The magic did not answer.

“No, no, no.” The whole world was shaking—or perhaps that was Mer herself. She tried a second time, stretching out that other-sense, trying to find the deep thrum of the Well’s magic.

It was gone.

“He did it,” said Mer. “Renfrew managed to set off the powder before the boar could kill him.” Mer squeezed her eyes shut for a moment. She should not have grieved Renfrew. She’d been the one to kill him, as surely as though she’d put a blade to his throat. It had been her choice.

Or had it? Had it really? Renfrew must have known she would never go along with his plan. It was why he’d shrouded the cost in half-truths. He would have realized that to speak it plainly would be to send Mer running. But then why had he brought her? He had killed the other water diviners when he could have used them instead. Maybe he had brought Mer because some part of him knew she would try to stop him.

She did not know what was worse: that Renfrew had taken her into this forest knowing that she would kill him or that he’d thought she would go along with his plan.

She wanted to talk to him. She wanted to tell him that she’d loved him and resented him, that he’d been the only real parent she’d ever known—that he’d shaped her in ways she still was only figuring out.

The tragedy of death was distance. Death cleaved the world in two, leaving the living and the dead standing on either side of some impassable chasm.

No more words would ever pass between them. And Mer had to find it within herself to be all right with that.

Someday she would—but for now, she had other worries.
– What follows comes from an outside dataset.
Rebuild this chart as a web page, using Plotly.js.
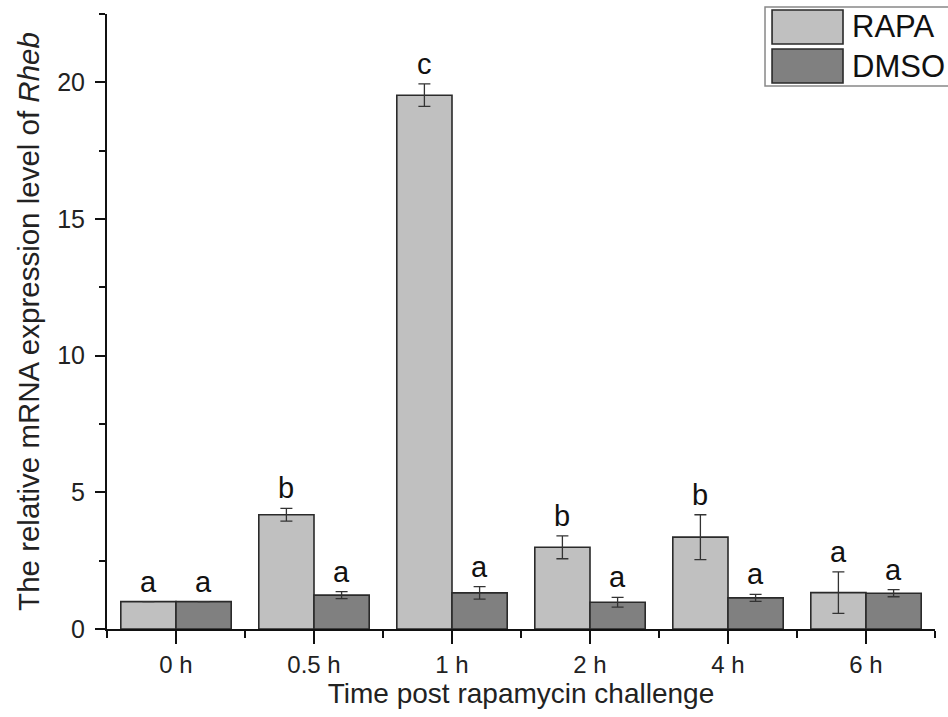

The breath sawed in and out of her in painful heaves. She licked her lips and tasted salt water. Her own tears, although perhaps a taste of what was to come. Because the ocean was coming—she could feel the shifting of the world beneath her feet. It was a subtle thing, the winds changing direction, whispering through broken branches and stirring tall grasses. The ocean was beginning to nudge at the edges of its magical constraints, pushing at them. Soon, they would give altogether.